Clair Obscur is an “indie” game in the sense that Sandfall don’t have long term obligations. But it was made by easily over a hundred people with major publisher investments. And, much like with my example of Larian above, much of the staff and techniques were trained on other games over the course of literally decades.
As more and more of those publishers die off or are only interested in VERY short term investments? That money goes out the window. And as the major studios/super-studios like EA get shuttered? That pipeline that allowed Broche et al to understand enough about large scale project management to make their own games goes out the window. And more and more developers leave the industry because they need to live. Which means all the “I’ve been animating for 12 years” are gone and it is just the fiver crowd who need to “build out a portfolio” for one of the very few remaining jobs.

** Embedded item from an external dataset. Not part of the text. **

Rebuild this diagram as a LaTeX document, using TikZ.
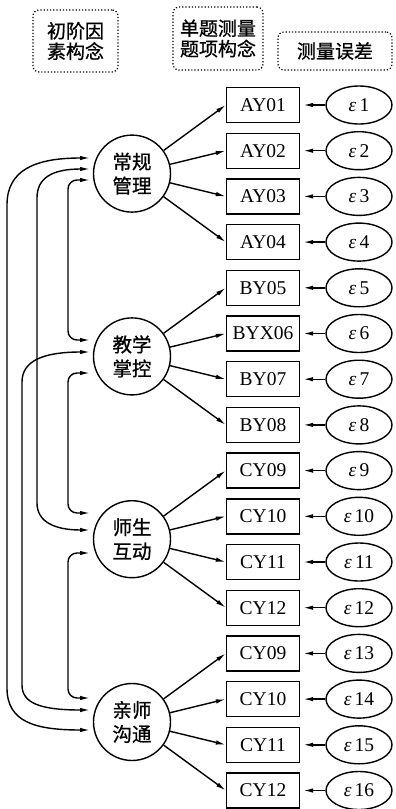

kartoffelsaft@programming.dev 11 hours ago
Honestly to me it seems like nothing has actually changed, except the names of the teams behind critically acclaimed games.
Like, your point about being an indie developer being hard is, well, just ask anyone who was making indie games 1, 2, or even 3 decades ago. It’s always been a lottery where 1-3 games a year hit it big and the rest can only barely fund themselves.

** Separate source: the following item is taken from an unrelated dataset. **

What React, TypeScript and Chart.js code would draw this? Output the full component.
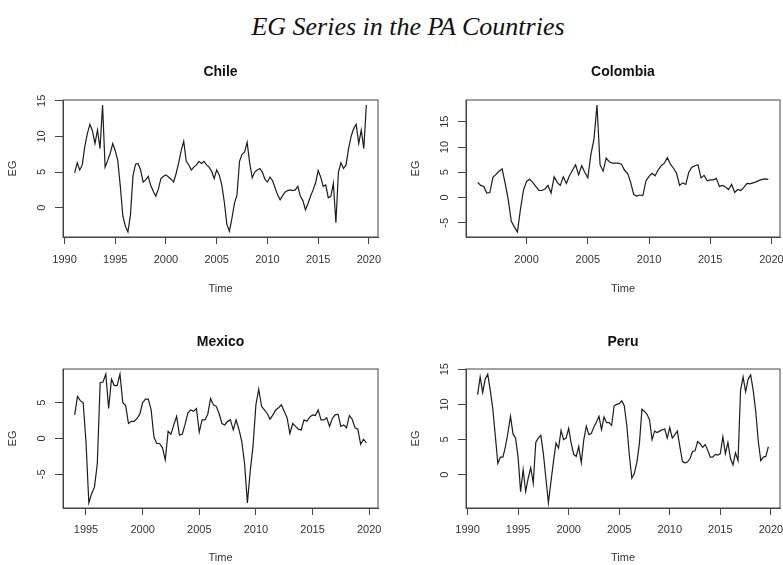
import React, { useEffect, useRef } from "react";
import { Chart, registerables } from "chart.js";

Chart.register(...registerables);

// ---------------- data (quarterly EG values) ----------------
const chileStart = 1991;
const chileEG = [
  4.9, 6.3, 5.3, 6.0,
  8.6, 10.4, 11.7, 10.8,
  9.0, 10.9, 8.3, 14.4,
  5.7, 6.6, 7.6, 9.0,
  8.0, 6.6, 3.0, -1.2,
  -2.6, -3.4, -1.0, 4.5,
  6.1, 6.2, 5.3, 3.6,
  3.9, 4.4, 3.1, 2.3,
  1.6, 2.6, 4.1, 4.4,
  4.6, 4.3, 4.0, 3.6,
  4.8, 6.3, 8.0, 9.3,
  6.5, 6.0, 5.3, 5.7,
  6.0, 6.5, 6.2, 6.5,
  6.0, 5.7, 5.1, 4.1,
  5.3, 4.6, 3.2, 0.8,
  -2.3, -3.3, -1.5, 0.6,
  1.8, 6.5, 7.5, 7.8,
  9.2, 6.3, 4.2, 5.0,
  5.3, 5.5, 5.0, 4.0,
  3.6, 4.3, 3.8, 2.8,
  1.8, 1.1, 1.7, 2.2,
  2.4, 2.5, 2.4, 2.5,
  3.0, 1.6, 1.0, -0.3,
  0.6, 1.6, 2.5, 3.5,
  5.2, 4.3, 3.0, 3.2,
  1.4, 1.6, 3.4, -2.1,
  5.0, 6.3, 5.5, 6.0,
  8.3, 10.0, 11.1, 11.7,
  9.0, 10.9, 8.3, 14.4,
];

const colombiaStart = 1996;
const colombiaEG = [
  3.0, 2.4, 2.2, 0.9,
  1.0, 4.0, 4.6, 5.2,
  5.7, 2.8, -0.4, -4.7,
  -5.8, -6.8, -2.3, 1.5,
  3.2, 3.6, 3.0, 2.2,
  1.4, 1.4, 1.7, 2.4,
  0.9, 4.1, 3.0, 2.4,
  4.1, 2.8, 4.3, 5.4,
  6.5, 4.5, 6.3, 5.0,
  3.9, 8.5, 11.5, 18.3,
  6.5, 5.2, 7.8, 7.1,
  6.8, 6.8, 6.8, 6.6,
  5.4, 4.8, 3.0, 0.6,
  0.3, 0.5, 0.4, 3.3,
  4.2, 4.8, 4.3, 5.5,
  6.3, 6.8, 7.9, 6.6,
  5.8, 4.8, 2.4, 2.9,
  2.6, 5.0, 6.0, 6.3,
  6.5, 3.9, 4.4, 3.3,
  3.5, 3.5, 3.8, 2.2,
  2.4, 2.1, 1.6, 2.6,
  1.0, 1.6, 1.4, 2.0,
  2.8, 2.7, 2.9, 3.1,
  3.4, 3.6, 3.7, 3.6,
];

const mexicoStart = 1994;
const mexicoEG = [
  3.3, 5.9, 5.3, 5.0,
  -0.5, -9.0, -7.7, -6.8,
  -3.5, 7.8, 7.9, 9.0,
  4.2, 8.3, 7.4, 7.4,
  9.0, 5.0, 4.6, 2.1,
  2.4, 2.4, 2.8, 3.4,
  5.0, 5.5, 5.5, 4.0,
  0.2, -0.7, -0.7, -1.3,
  -3.0, 1.0, 0.6, 1.9,
  3.1, 0.5, 0.6, 2.0,
  3.6, 4.0, 3.8, 4.2,
  0.9, 2.6, 2.6, 3.4,
  5.6, 4.7, 4.5, 3.5,
  2.1, 1.9, 2.4, 2.6,
  1.2, 2.6, 1.3, -0.4,
  -3.5, -9.0, -4.6, -1.0,
  4.7, 6.9, 4.5, 4.0,
  3.5, 2.7, 3.3, 4.0,
  4.3, 4.7, 3.8, 2.9,
  0.7, 2.1, 1.7, 1.3,
  1.2, 2.6, 2.4, 3.0,
  3.3, 3.2, 4.0, 2.6,
  2.6, 2.9, 1.7, 2.8,
  3.3, 3.4, 1.7, 1.9,
  1.5, 3.2, 2.7, 1.5,
  1.3, -0.8, -0.1, -0.6,
];

const peruStart = 1991;
const peruEG = [
  11.4, 13.9, 11.7, 13.6,
  14.3, 12.0, 9.4, 5.5,
  1.6, 2.5, 2.5, 4.0,
  6.0, 8.3, 5.8, 5.2,
  2.5, -2.4, 0.7, -2.4,
  -0.5, 1.0, -1.2, 4.6,
  5.2, 5.6, 3.0, -0.5,
  -4.0, -1.0, 1.9, 4.5,
  3.8, 6.3, 5.0, 5.2,
  6.6, 4.5, 2.9, 2.6,
  4.0, 1.7, 5.0, 6.9,
  5.7, 5.9, 6.8, 7.5,
  8.3, 6.4, 8.2, 7.4,
  7.4, 7.0, 9.8, 10.0,
  10.1, 10.5, 9.8, 7.0,
  2.8, -0.5, 0.2, 1.8,
  4.5, 9.3, 9.0, 8.6,
  7.8, 5.0, 6.2, 6.0,
  6.2, 6.4, 6.5, 5.2,
  6.7, 5.2, 5.7, 6.2,
  4.0, 1.9, 1.7, 1.8,
  2.3, 3.3, 3.4, 4.7,
  4.4, 3.9, 4.3, 3.5,
  2.5, 2.5, 2.9, 2.8,
  3.0, 5.4, 3.0, 4.6,
  2.3, 1.4, 3.1, 2.0,
  12.0, 13.9, 11.8, 13.6,
  14.2, 12.0, 9.0, 4.8,
  2.0, 2.5, 2.6, 4.0,
];

// ---------------- tick labels ----------------
const chileXTicks = [1990, 1995, 2000, 2005, 2010, 2015, 2020];
const colombiaXTicks = [2000, 2005, 2010, 2015, 2020];
const mexicoXTicks = [1995, 2000, 2005, 2010, 2015, 2020];
const peruXTicks = [1990, 1995, 2000, 2005, 2010, 2015, 2020];
const chileYTicks = [0, 5, 10, 15];
const colombiaYTicks = [-5, 0, 5, 10, 15];
const mexicoYTicks = [-5, 0, 5];
const peruYTicks = [0, 5, 10, 15];

const mainTitle = "EG Series in the PA Countries";
const xAxisLabel = "Time";
const yAxisLabel = "EG";

// ---------------- layout / style ----------------
const FONT = "'Liberation Sans', Arial, Helvetica, sans-serif";
const TICK_SIZE = 11;
const LINE_H = TICK_SIZE * 1.2;

type Rect = { left: number; top: number; width: number; height: number };
type Box = { left: number; top: number; right: number; bottom: number };
type PanelProps = {
  name: string;
  start: number;
  values: number[];
  xTicks: number[];
  yTicks: number[];
  canvas: Rect;
  area: Box;
  titleGap: number;
  timeY: number;
  xTickPad: number;
  yTickPad: number;
};

function rLimits(lo: number, hi: number): [number, number] {
  const d = (hi - lo) * 0.04;
  return [lo - d, hi + d];
}

const rFrame = {
  id: "rFrame",
  afterDraw(chart: any, _args: any, opts: any) {
    const { ctx, chartArea: a } = chart;
    ctx.save();
    ctx.strokeStyle = opts.color;
    ctx.lineWidth = 1;
    ctx.strokeRect(a.left, a.top, a.right - a.left, a.bottom - a.top);
    ctx.font = `bold 14px ${FONT}`;
    ctx.fillStyle = "#111";
    ctx.textAlign = "center";
    ctx.textBaseline = "middle";
    ctx.fillText(opts.title, (a.left + a.right) / 2, a.top - opts.gap);
    ctx.restore();
  },
};

function Panel(p: PanelProps) {
  const ref = useRef<HTMLCanvasElement>(null);
  useEffect(() => {
    const c = p.canvas;
    const a = p.area;
    const rel = {
      left: a.left - c.left,
      top: a.top - c.top,
      right: a.right - c.left,
      bottom: a.bottom - c.top,
    };
    const times = p.values.map((_, i) => p.start + i / 4);
    const [xmin, xmax] = rLimits(times[0], times[times.length - 1]);
    const [ymin, ymax] = rLimits(Math.min(...p.values), Math.max(...p.values));
    const axisColor = "#444";
    const textColor = "#333";
    const chart = new Chart(ref.current as HTMLCanvasElement, {
      type: "line",
      data: {
        datasets: [
          {
            data: times.map((t, i) => ({ x: t, y: p.values[i] })),
            borderColor: "#1c1c1c",
            borderWidth: 1.2,
            pointRadius: 0,
            tension: 0,
            fill: false,
          },
        ],
      },
      options: {
        animation: false,
        responsive: false,
        devicePixelRatio: 1,
        layout: { padding: { left: 0, top: rel.top, right: c.width - rel.right, bottom: 0 } },
        plugins: {
          legend: { display: false },
          tooltip: { enabled: false },
          rFrame: { title: p.name, gap: p.titleGap, color: axisColor },
        } as any,
        scales: {
          x: {
            type: "linear",
            min: xmin,
            max: xmax,
            afterBuildTicks: (s: any) => {
              s.ticks = p.xTicks.map((v) => ({ value: v }));
            },
            afterFit: (s: any) => {
              s.height = c.height - rel.bottom;
            },
            grid: { drawOnChartArea: false, drawTicks: true, tickLength: 7, color: axisColor },
            border: { display: true, color: axisColor },
            ticks: {
              autoSkip: false,
              maxRotation: 0,
              minRotation: 0,
              padding: p.xTickPad,
              color: textColor,
              font: { family: FONT, size: TICK_SIZE },
              callback: (v: any) => String(v),
            },
            title: {
              display: true,
              text: xAxisLabel,
              color: textColor,
              font: { family: FONT, size: TICK_SIZE },
              padding: { top: 0, bottom: c.top + c.height - p.timeY - LINE_H / 2 },
            },
          },
          y: {
            type: "linear",
            min: ymin,
            max: ymax,
            afterBuildTicks: (s: any) => {
              s.ticks = p.yTicks.map((v) => ({ value: v }));
            },
            afterFit: (s: any) => {
              s.width = rel.left;
            },
            grid: { drawOnChartArea: false, drawTicks: true, tickLength: 8, color: axisColor },
            border: { display: true, color: axisColor },
            ticks: {
              autoSkip: false,
              minRotation: 90,
              maxRotation: 90,
              crossAlign: "center",
              padding: p.yTickPad,
              color: textColor,
              font: { family: FONT, size: TICK_SIZE },
              callback: (v: any) => String(v),
            },
            title: {
              display: true,
              text: yAxisLabel,
              color: textColor,
              font: { family: FONT, size: TICK_SIZE },
              padding: { top: a.left - 50 - c.left - LINE_H / 2, bottom: 0 },
            },
          },
        },
      } as any,
      plugins: [rFrame as any],
    });
    return () => chart.destroy();
  }, []);
  const c = p.canvas;
  return (
    <canvas
      ref={ref}
      width={c.width}
      height={c.height}
      style={{ position: "absolute", left: c.left, top: c.top, width: c.width, height: c.height }}
    />
  );
}

const panels: PanelProps[] = [
  {
    name: "Chile",
    start: chileStart,
    values: chileEG,
    xTicks: chileXTicks,
    yTicks: chileYTicks,
    canvas: { left: 0, top: 50, width: 410, height: 250 },
    area: { left: 63, top: 100, right: 378, bottom: 237 },
    titleGap: 27.5,
    timeY: 289,
    xTickPad: 9.4,
    yTickPad: 7,
  },
  {
    name: "Colombia",
    start: colombiaStart,
    values: colombiaEG,
    xTicks: colombiaXTicks,
    yTicks: colombiaYTicks,
    canvas: { left: 390, top: 50, width: 410, height: 250 },
    area: { left: 466, top: 100, right: 780, bottom: 237 },
    titleGap: 27.5,
    timeY: 289,
    xTickPad: 9.4,
    yTickPad: 7,
  },
  {
    name: "Mexico",
    start: mexicoStart,
    values: mexicoEG,
    xTicks: mexicoXTicks,
    yTicks: mexicoYTicks,
    canvas: { left: 0, top: 318, width: 410, height: 262 },
    area: { left: 63, top: 369, right: 378, bottom: 508 },
    titleGap: 27,
    timeY: 558,
    xTickPad: 8.4,
    yTickPad: 8,
  },
  {
    name: "Peru",
    start: peruStart,
    values: peruEG,
    xTicks: peruXTicks,
    yTicks: peruYTicks,
    canvas: { left: 390, top: 318, width: 410, height: 262 },
    area: { left: 466, top: 369, right: 780, bottom: 508 },
    titleGap: 27,
    timeY: 558,
    xTickPad: 8.4,
    yTickPad: 7,
  },
];

export default function App() {
  return (
    <div
      style={{
        position: "absolute",
        left: 0,
        top: 0,
        width: 783,
        height: 565,
        overflow: "hidden",
        background: "#fff",
      }}
    >
      <div
        style={{
          position: "absolute",
          left: 408,
          top: 12,
          transform: "translateX(-50%)",
          whiteSpace: "nowrap",
          fontFamily: "'Liberation Serif', 'DejaVu Serif', serif",
          fontStyle: "italic",
          fontSize: 26,
          lineHeight: "30px",
          color: "#111",
        }}
      >
        {mainTitle}
      </div>
      {panels.map((p) => (
        <Panel key={p.name} {...p} />
      ))}
    </div>
  );
}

Though I do think you have a good point about asking what PP considers AAA. Something I’ve noticed is that there’s a bunch of people who, for whatever reason, see some big AAA release and act like it’s not AAA because it’s the first time they’ve heard of the studio / publisher. BG3 is the most obvious example of this (~400 people from my search). Expedition 33 also outsourced a ton of it’s work so it also gets paraded around as “only 30 devs!”. It’s especially frustrating that people will call these games a “wake up call” for AAA studios as if it’s not a huge risk.

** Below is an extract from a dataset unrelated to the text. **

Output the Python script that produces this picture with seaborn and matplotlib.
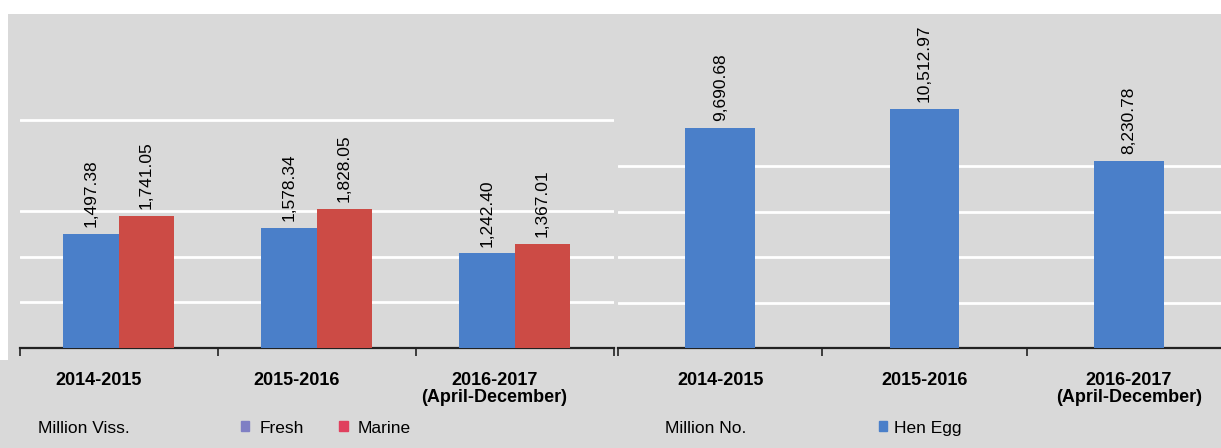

Though I don’t think EA (and from what I’ve seen Ubisoft) dying this slow death is a herald of the industry at large dying. We’re seeng a lot more publishers that try to carve out their own little corner of the industry, such as NewBlood, Iron Gate, Hooded Horse, and as you mention Kepler. They’re funding and releasing plenty of successful titles. I think there’s space for, and already space taken, for various publishers to fill the same position as EA did in it’s prime.
You also seem to take this argument that these megapublishers are a prerequisite to having people with proper gamedev skills? As I see it, that’s either not changing, is effecting nearly every industry in NA & EU, or just not a thing. Valve, for example, when making Half Life, realized their game sucked when they were most of the way through development because they were learning as they went. So they scrapped most of what they built and what they remade is what we know as HL1, and that’s well over 2 decades ago. To my understanding Sandfall did a similar thing with E33 but what I saw on the subject might have been embellished and/or I’m misremembering.